The scientists compared the results of blood and serum tests to the imaging results, finding the signal changes in the scans correlated with the results of the conventional tests — with the scan providing earlier, broader and more dynamic information, according to Zhao.

“Damage to the skin can be highly local; if you take a biopsy, you might miss it,” he said. “With this test, you look at the entire organ; if there is a heterogeneous distribution of damaged tissue, you can tell where it went wrong.”

They also tested the scan in both male and female rodents, finding it detected damage in reproductive organs, a life-changing issue for some patients.

“Reproduction is a major issue in younger patients,” Zhao said. “This may help predict if this individual will have problems down the line.”

Further, the scan could also detect damage, or lack thereof, in the tumor itself, providing another data point to drive clinical decision making.

“A lack of PE on the tumor will tell you that the drug isn’t killing the tumor effectively, suggesting you should make the decision to switch to another treatment,” Zhao said. “This scan should help optimize cancer treatment to maximize tumor damage and minimize side effects.”

Now, Zhao and his collaborators are exploring the technology’s potential in humans.

“We’ve shown the proof of concept; this can be done,” Zhao said. “But for human translation, we need to make sure everything works well — and safely.”

Currently, the scientists are working on implementing a second-generation imaging agent, which could produce significantly greater data quality for clinical translation.

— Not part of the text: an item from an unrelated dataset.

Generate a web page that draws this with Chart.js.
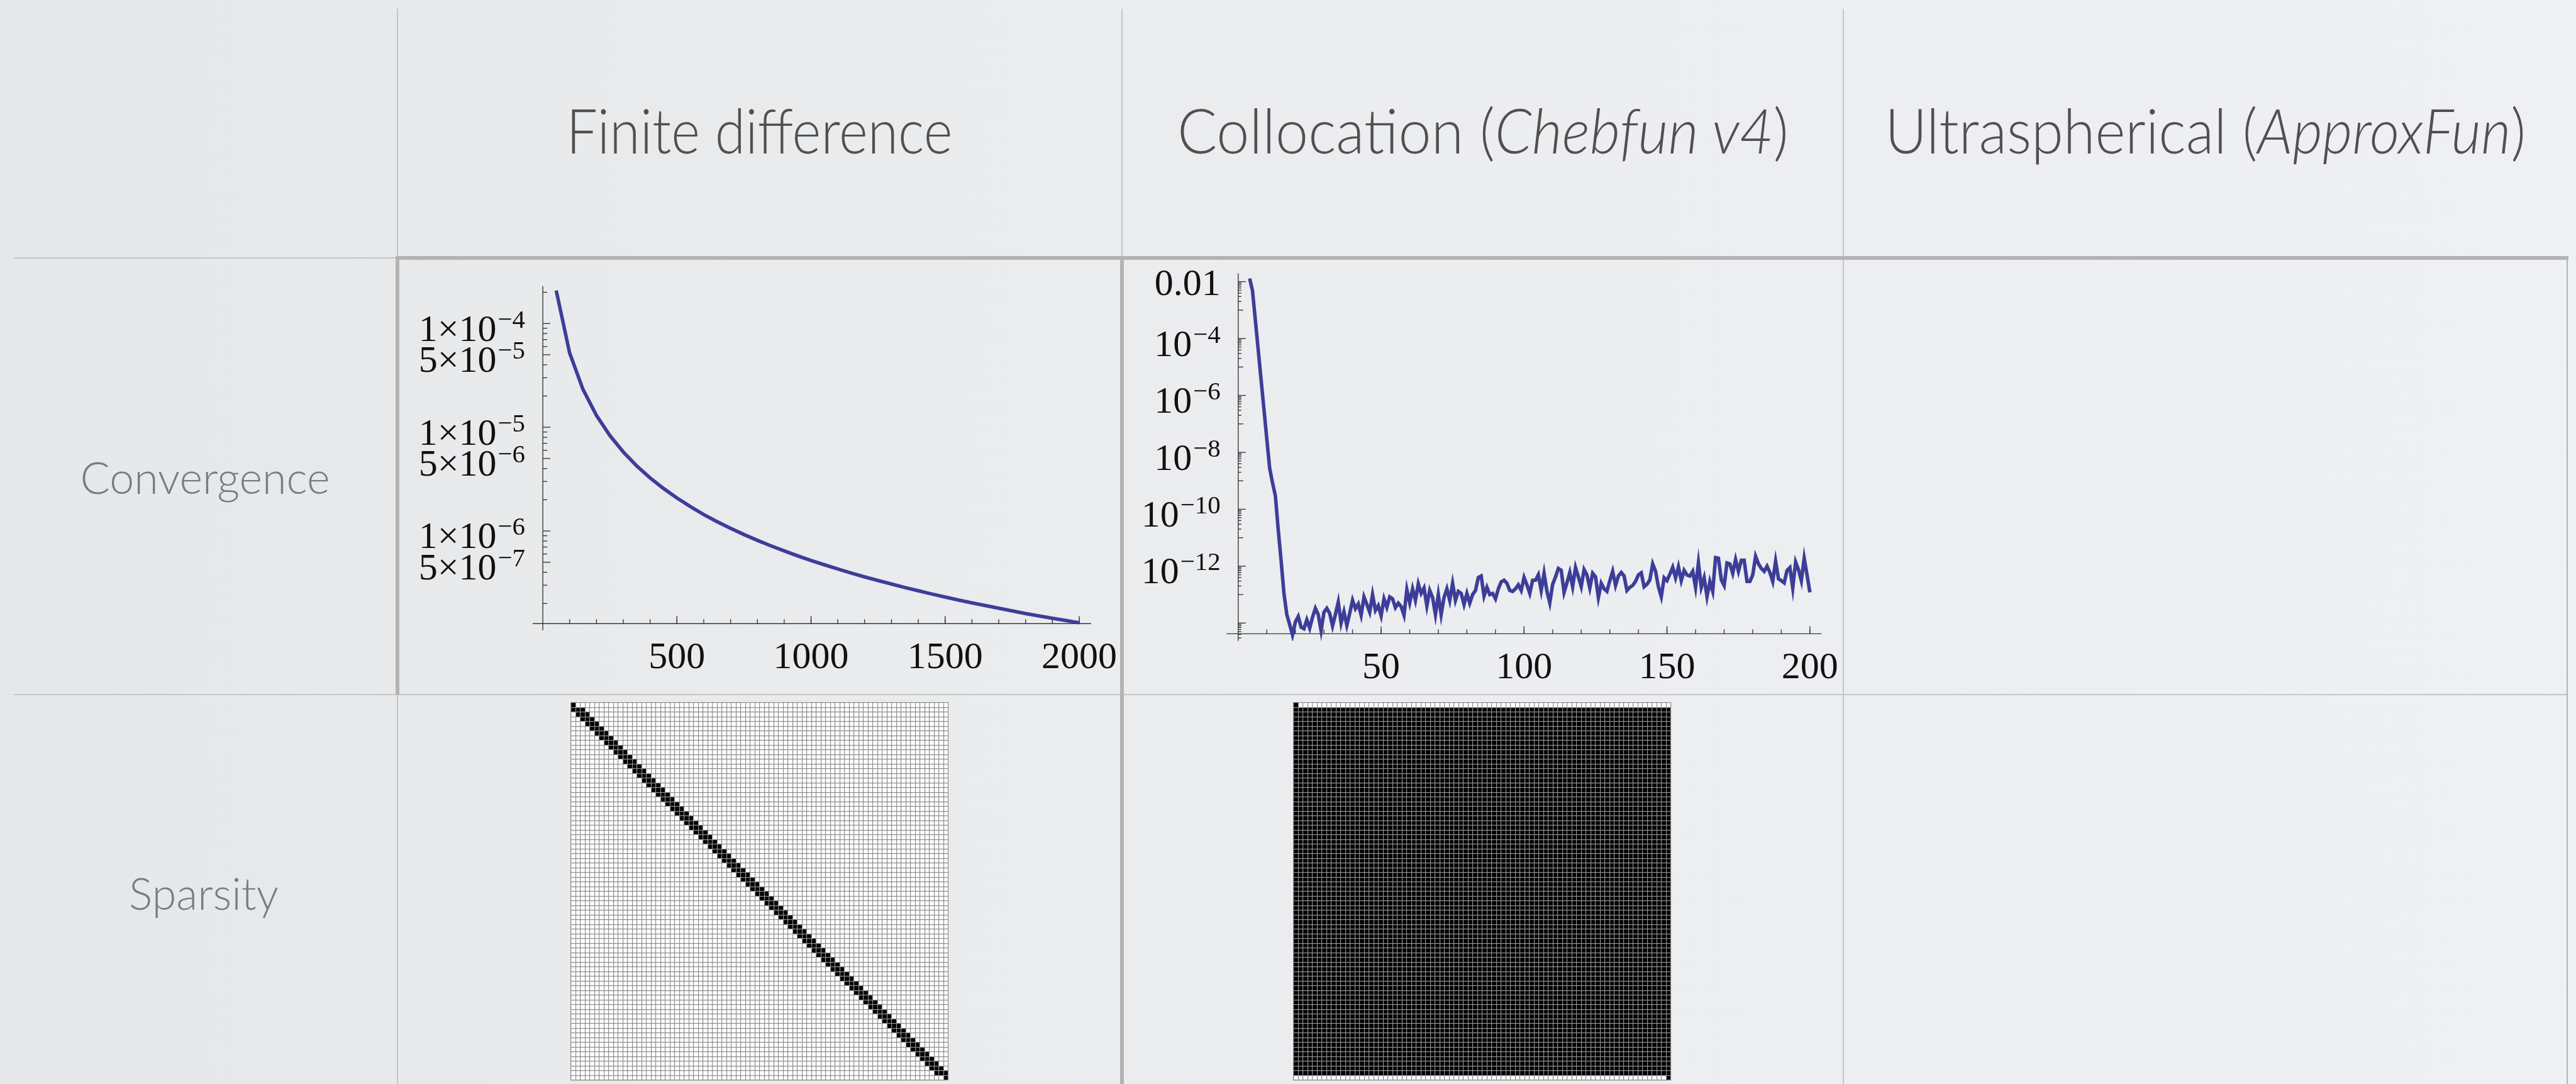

The study was an inter-departmental and interdisciplinary effort, involving authors from different areas of expertise. Co-authors included Chad Haney, PhD, research associate professor of Chemistry of Life Processes Institute, Biomedical Engineering, and of Radiology; Gennadiy Bondarenko, PhD, postdoctoral fellow; Emily Waters, research associate at the CAMI; Andy Tran, research assistant; Thomas O’Halloran, PhD, professor of Medicine in the Division of Endocrinology, Metabolism and Molecular Medicine. Former Feinberg faculty Raymond Bergan, MD; Andrew Mazar, PhD; Andrey Ugolkov, MD, PhD and Lin Li, MD, were also co-authors.

This work was funded by a “Provocative Questions” grant from the National Cancer Institute (NCI) R01 CA185214 awarded through the Chemistry of Life Processes Institute, 1S10OD016398 to fund acquisition of the SPECT/CT scanner in CAMI, and 5R01HL102085 and NCI CCSG P30 CA060553.